Mot publié sur le site au moment de la mort de Jean-Pierre
Vernant
Jean-Pierre Vernant est mort le 9
janvier ; il venait d'avoir 93 ans. Il y a quelques années
à peine, en Terminale je crois, notre petit groupe de Lettres
classiques intimidés par la perspective de l'épreuve de
grec avait découvert ce qu'il faisait quand notre prof de philo
nous avait fait regarder une émission où il parlait de la
Grèce ancienne. C'est probablement à ce moment-là
que nous avons (et que j'ai) entendu parler pour la première
fois d'anthropologie historique. Par la suite, au fil de toutes sortes
de lectures de livres et de préfaces, mais aussi
d'articles et d'émissions (non seulement il écrivait bien
mais il racontait très
bien, et savait s'adapter à son public et au temps dont il
disposait, sans simplification excessive), Vernant était devenu
l'une de ces quelques grandes figures des études anciennes dont
les recherches ont modelé la plupart des bibliographies sur
lesquelles on travaillait - une grande figure impressionnante, d'autant
qu'il a traversé le XXème siècle et a
été le témoin actif de tous ses grands tournant,
et sans jamais, semble-t-il, partir dans la mauvaise direction - mais
aussi et surtout un auteur passionnant, à la fois
helléniste, anthropologue et philosophe, rigoureux et
passionné lui-même, et très habile à
communiquer cette passion en parlant de son domaine d'étude.

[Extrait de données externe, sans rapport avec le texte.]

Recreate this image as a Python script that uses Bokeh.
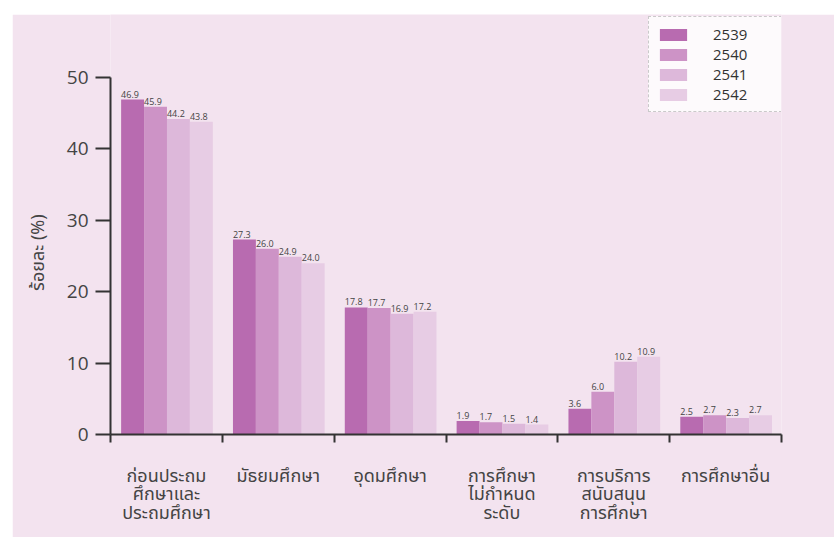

Après la mort de Pierre Vidal-Naquet cet été, le
nombre de ces grandes figures diminue tristement ; mais leurs
élèves, et les élèves de leurs
élèves (et les lecteurs, et les lecteurs de leurs
lecteurs) sont là pour continuer leurs recherches de leur mieux,
aller de l'avant, communiquer à d'autres leur
intérêt pour les études anciennes, empêcher
leur domaine d'étude de se rétrécir sous l'action
de clichés réducteurs et au fond ignorants, et continuer
à faire de nouvelles découvertes sur l'Antiquité,
parce que contrairement à ce qu'on croit trop souvent, c'est
possible - c'est même ce qu'ils ont fait.